Tuesday, 4 May 2010
Walls are talking: wallpaper, art and culture
This exhibition at the Whitworth Gallery in Manchester uses wallpaper as a medium through which to criticise and subvert domestic culture. A byword for the neutral and overlooked, wallpaper in this exhibition gets the chance to redress the balance and show that it can shock, subvert and cause unease.
Much of the exhibition deals with historic wallpapers and how taste has changed, but I was more interested in the conceptual designs. It was interesting to see Robert Gober’s work, which previously I had only seen in books. His Male and female genital wallpaper and Hanging man/sleeping man were both shown but perhaps because I had seen images of them before they seemed familiar rather than shocking.

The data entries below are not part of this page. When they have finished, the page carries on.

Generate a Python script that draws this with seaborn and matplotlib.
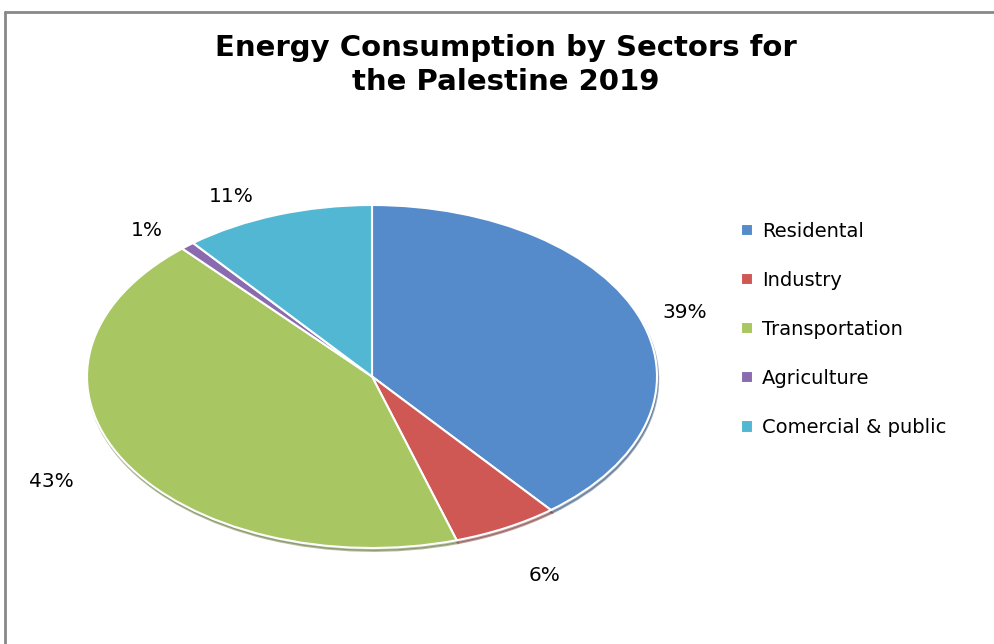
import matplotlib

matplotlib.use("Agg")
import matplotlib.pyplot as plt
from matplotlib.lines import Line2D
import numpy as np
import seaborn as sns


SECTORS = ["Residental", "Industry", "Transportation", "Agriculture", "Comercial & public"]
SHARES = [39.2, 6.0, 43.2, 0.8, 10.8]
PCT_LABELS = ["39%", "6%", "43%", "1%", "11%"]
COLORS = ["#558BCB", "#CF5855", "#A8C763", "#8A6BB0", "#52B7D3"]

sns.set_theme(style="white")
plt.rcParams["font.family"] = ["DejaVu Sans"]

fig = plt.figure(figsize=(9.95, 6.44), dpi=100)
ax = fig.add_axes([87 / 995, 1 - 548 / 644, 570 / 995, 343 / 644])

wedges, _ = ax.pie(
    SHARES,
    colors=sns.color_palette(COLORS),
    startangle=90,
    counterclock=False,
    radius=1.0,
    wedgeprops={"edgecolor": "white", "linewidth": 1.5},
    shadow={"ox": 0.003, "oy": -0.012, "shade": 0.4},
)
ax.set_aspect("auto")
ax.set_xlim(-1, 1)
ax.set_ylim(-1, 1)

# label spots: distance (fraction of radius) and angle nudge (deg), Excel "best fit"-ish
label_dist = [1.16, 1.31, 1.28, 1.16, 1.16]
label_nudge = [-0.6, -0.5, -0.9, 2.5, 5.8]
cum = np.cumsum([0] + SHARES[:-1])
for share, start, text, dist, nudge in zip(SHARES, cum, PCT_LABELS, label_dist, label_nudge):
    theta = np.deg2rad(90 - (start + share / 2) * 3.6 + nudge)
    ax.text(dist * np.cos(theta), dist * np.sin(theta), text,
            ha="center", va="center", fontsize=14.5, color="black", clip_on=False)

fig.text(0.508, 0.899, "Energy Consumption by Sectors for\nthe Palestine 2019",
         ha="center", va="center", fontsize=21, fontweight="bold",
         color="black", linespacing=1.25)

leg = fig.legend(
    wedges, SECTORS,
    loc="upper left", bbox_to_anchor=(0.727, 0.683),
    frameon=False, fontsize=14, handlelength=0.6, handleheight=0.6,
    handletextpad=0.5, labelspacing=1.55,
)
for t in leg.get_texts():
    t.set_color("black")

fig.add_artist(Line2D([5 / 995, 5 / 995], [0, 1 - 12 / 644], color="#888888", lw=2))
fig.add_artist(Line2D([5 / 995, 1], [1 - 12 / 644, 1 - 12 / 644], color="#888888", lw=2))

fig.savefig("out.png", dpi=100)
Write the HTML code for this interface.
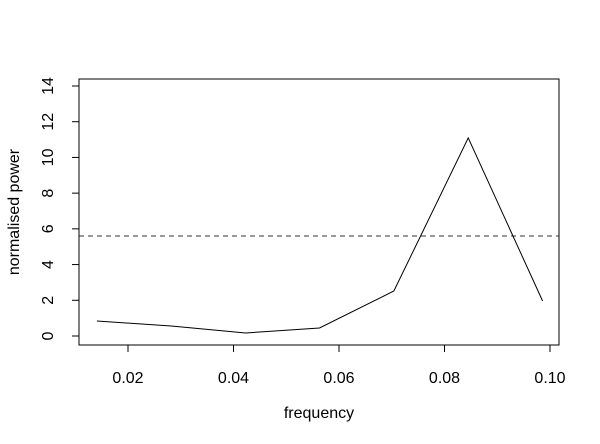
<!DOCTYPE html>
<html><head><meta charset="utf-8"><style>
body{margin:0;background:#fff}
svg{display:block;font-family:"Liberation Sans",sans-serif;font-size:16px}
</style></head><body>
<svg id="c" width="600" height="444">
<rect x="79" y="79" width="480" height="266" fill="none" stroke="#000"/>
<g id="xa"></g>
<g id="ya"></g>
<line id="thr" stroke="#333" stroke-dasharray="5,4"/>
<polyline id="ln" fill="none" stroke="#000"/>
<text x="319" y="418" text-anchor="middle">frequency</text>
<text transform="translate(19,212) rotate(-90)" text-anchor="middle">normalised power</text>
</svg>
<script>
const freqs=[0.0141,0.0282,0.0423,0.0563,0.0704,0.0845,0.0986];
const power=[0.84,0.56,0.17,0.45,2.52,11.09,1.96];
const threshold=5.6;
const xTicks=[0.02,0.04,0.06,0.08,0.10];
const xTickLabels=["0.02","0.04","0.06","0.08","0.10"];
const yTicks=[0,2,4,6,8,10,12,14];
const X=v=>128+(v-0.02)*5275;
const Y=v=>336-v*250/14;
const NS="http://www.w3.org/2000/svg";
function mk(t,a,p){const e=document.createElementNS(NS,t);for(const k in a)e.setAttribute(k,a[k]);p.appendChild(e);return e;}
const xa=document.getElementById('xa'),ya=document.getElementById('ya');
mk('line',{x1:X(xTicks[0]),x2:X(xTicks[xTicks.length-1]),y1:345,y2:345,stroke:'#000'},xa);
xTicks.forEach((t,i)=>{
 const l=mk('line',{x1:X(t),x2:X(t),y1:345,y2:352,stroke:'#000'},xa);
 
 
 const tx=mk('text',{x:X(t),y:383,'text-anchor':'middle'},xa);tx.textContent=xTickLabels[i];
 
 
});
mk('line',{x1:79,x2:79,y1:Y(yTicks[0]),y2:Y(yTicks[yTicks.length-1]),stroke:'#000'},ya);
yTicks.forEach(t=>{
 const l=mk('line',{x1:72,x2:79,y1:Y(t),y2:Y(t),stroke:'#000'},ya);
 
 
 const tx=mk('text',{transform:`translate(53,${Y(t)}) rotate(-90)`,'text-anchor':'middle'},ya);tx.textContent=String(t);
 
 
});
const th=document.getElementById('thr');
th.setAttribute('x1',79);th.setAttribute('x2',559);th.setAttribute('y1',Y(threshold));th.setAttribute('y2',Y(threshold));
document.getElementById('ln').setAttribute('points',freqs.map((f,i)=>X(f)+','+Y(power[i])).join(' '));
</script>
</body></html>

I found Abigail Lane’s Bloody wallpaper copied from images taken at a crime scene shocking because they were based in reality. At first glance you do not realise the images are copies of real blood stains but once you do they engender a feeling of unease.

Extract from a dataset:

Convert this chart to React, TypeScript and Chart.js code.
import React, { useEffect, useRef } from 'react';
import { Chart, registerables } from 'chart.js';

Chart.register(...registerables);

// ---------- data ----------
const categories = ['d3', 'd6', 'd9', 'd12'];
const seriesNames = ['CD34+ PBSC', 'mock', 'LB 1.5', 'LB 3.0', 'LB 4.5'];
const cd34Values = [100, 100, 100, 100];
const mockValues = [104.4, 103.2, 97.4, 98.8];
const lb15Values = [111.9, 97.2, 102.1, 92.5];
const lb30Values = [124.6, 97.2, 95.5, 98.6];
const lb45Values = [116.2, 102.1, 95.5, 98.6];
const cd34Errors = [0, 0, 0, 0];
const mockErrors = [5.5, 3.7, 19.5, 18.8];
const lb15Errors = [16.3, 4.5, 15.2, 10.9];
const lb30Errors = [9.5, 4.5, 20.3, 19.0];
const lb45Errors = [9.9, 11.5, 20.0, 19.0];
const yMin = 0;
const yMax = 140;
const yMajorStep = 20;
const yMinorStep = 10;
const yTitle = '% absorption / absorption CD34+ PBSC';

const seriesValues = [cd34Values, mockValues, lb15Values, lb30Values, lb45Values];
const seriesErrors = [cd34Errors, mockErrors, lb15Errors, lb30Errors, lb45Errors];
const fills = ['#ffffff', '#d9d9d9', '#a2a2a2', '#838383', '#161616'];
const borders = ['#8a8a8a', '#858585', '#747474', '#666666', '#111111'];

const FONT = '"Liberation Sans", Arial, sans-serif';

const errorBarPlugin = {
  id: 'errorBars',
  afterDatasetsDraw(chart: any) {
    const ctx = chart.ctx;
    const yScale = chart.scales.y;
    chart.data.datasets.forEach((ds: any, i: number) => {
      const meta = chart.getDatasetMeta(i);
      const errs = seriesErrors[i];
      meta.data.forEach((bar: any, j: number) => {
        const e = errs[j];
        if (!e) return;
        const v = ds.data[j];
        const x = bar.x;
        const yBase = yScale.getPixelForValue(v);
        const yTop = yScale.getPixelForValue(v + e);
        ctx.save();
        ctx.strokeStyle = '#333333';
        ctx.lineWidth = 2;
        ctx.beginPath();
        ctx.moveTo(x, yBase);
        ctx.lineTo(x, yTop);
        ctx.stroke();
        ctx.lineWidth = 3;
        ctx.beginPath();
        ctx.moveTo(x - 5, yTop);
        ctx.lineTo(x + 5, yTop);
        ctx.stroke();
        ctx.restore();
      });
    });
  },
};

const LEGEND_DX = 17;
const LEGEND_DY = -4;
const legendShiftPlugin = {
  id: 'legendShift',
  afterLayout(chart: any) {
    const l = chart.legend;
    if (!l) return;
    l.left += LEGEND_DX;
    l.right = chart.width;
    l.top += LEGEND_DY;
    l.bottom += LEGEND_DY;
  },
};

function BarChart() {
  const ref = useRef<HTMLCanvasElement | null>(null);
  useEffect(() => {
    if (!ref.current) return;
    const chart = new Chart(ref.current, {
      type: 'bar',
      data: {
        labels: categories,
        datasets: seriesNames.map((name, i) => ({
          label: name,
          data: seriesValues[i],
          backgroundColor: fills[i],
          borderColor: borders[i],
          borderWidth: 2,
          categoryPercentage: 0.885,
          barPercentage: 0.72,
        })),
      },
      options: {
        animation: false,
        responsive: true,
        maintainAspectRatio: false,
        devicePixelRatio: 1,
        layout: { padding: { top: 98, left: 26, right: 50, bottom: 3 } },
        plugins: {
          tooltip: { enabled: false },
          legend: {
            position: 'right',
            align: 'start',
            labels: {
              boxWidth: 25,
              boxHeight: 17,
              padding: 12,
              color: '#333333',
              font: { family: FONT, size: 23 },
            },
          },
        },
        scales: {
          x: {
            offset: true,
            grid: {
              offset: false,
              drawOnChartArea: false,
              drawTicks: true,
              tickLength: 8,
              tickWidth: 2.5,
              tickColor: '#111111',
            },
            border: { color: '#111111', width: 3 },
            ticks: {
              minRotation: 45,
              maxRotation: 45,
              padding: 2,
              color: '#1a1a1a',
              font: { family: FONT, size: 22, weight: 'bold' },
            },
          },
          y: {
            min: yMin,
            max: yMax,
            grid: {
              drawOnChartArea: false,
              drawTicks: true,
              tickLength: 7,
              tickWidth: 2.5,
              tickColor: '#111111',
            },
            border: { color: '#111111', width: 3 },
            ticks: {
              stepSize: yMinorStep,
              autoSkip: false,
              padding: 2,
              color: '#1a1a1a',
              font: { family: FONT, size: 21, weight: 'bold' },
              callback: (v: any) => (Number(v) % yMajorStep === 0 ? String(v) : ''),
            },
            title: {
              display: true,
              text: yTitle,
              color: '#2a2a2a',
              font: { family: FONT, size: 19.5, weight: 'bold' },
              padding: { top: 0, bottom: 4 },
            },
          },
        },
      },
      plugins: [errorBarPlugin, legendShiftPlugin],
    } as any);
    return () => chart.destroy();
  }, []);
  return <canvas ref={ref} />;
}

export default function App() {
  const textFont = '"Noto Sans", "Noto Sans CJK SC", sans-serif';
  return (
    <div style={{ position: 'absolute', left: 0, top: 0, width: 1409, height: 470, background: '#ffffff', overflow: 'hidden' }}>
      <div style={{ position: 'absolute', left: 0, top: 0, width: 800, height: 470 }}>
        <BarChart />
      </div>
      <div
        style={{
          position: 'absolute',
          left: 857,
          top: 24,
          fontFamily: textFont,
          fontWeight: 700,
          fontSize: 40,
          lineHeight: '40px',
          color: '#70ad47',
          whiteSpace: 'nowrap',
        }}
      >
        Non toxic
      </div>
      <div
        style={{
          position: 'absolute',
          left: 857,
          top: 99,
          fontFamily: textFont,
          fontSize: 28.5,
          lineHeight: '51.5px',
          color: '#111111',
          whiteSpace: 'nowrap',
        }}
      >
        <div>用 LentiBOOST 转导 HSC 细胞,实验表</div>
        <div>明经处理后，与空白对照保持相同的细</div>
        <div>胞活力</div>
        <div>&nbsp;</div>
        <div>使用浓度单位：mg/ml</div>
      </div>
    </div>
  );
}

Catherine Bertola’s Beyond the looking glass was very effective. The wallpaper seemed to be peeling from the walls and into the room and seen through an opening in the gallery wall made it appear even more three dimensional and life like.
I thought Conception by Francesca Granato in collaboration with Helen Knowles was a clever piece of patterning using stylised outline drawings of the male and female genitalia. It was more subtle and clever than Robert Gober’s more obvious drawings.
Erwan Venn’s animation entitled Destroy wallpaper shown in the image above was very entertaining. It started with an image of a wallpaper pattern made up of several components, which then seemed to slip down the wall and crash to the skirting board. The process was accompanied by the tinkling sound of crashing glass.
The exhibition showed that wallpaper can be more than a simple background wall covering. As it says in the catalogue ‘wallpaper obliterates the past. It covers up the cracks, the dirt, the evidence. It wipes the slate clean and enables new beginnings.’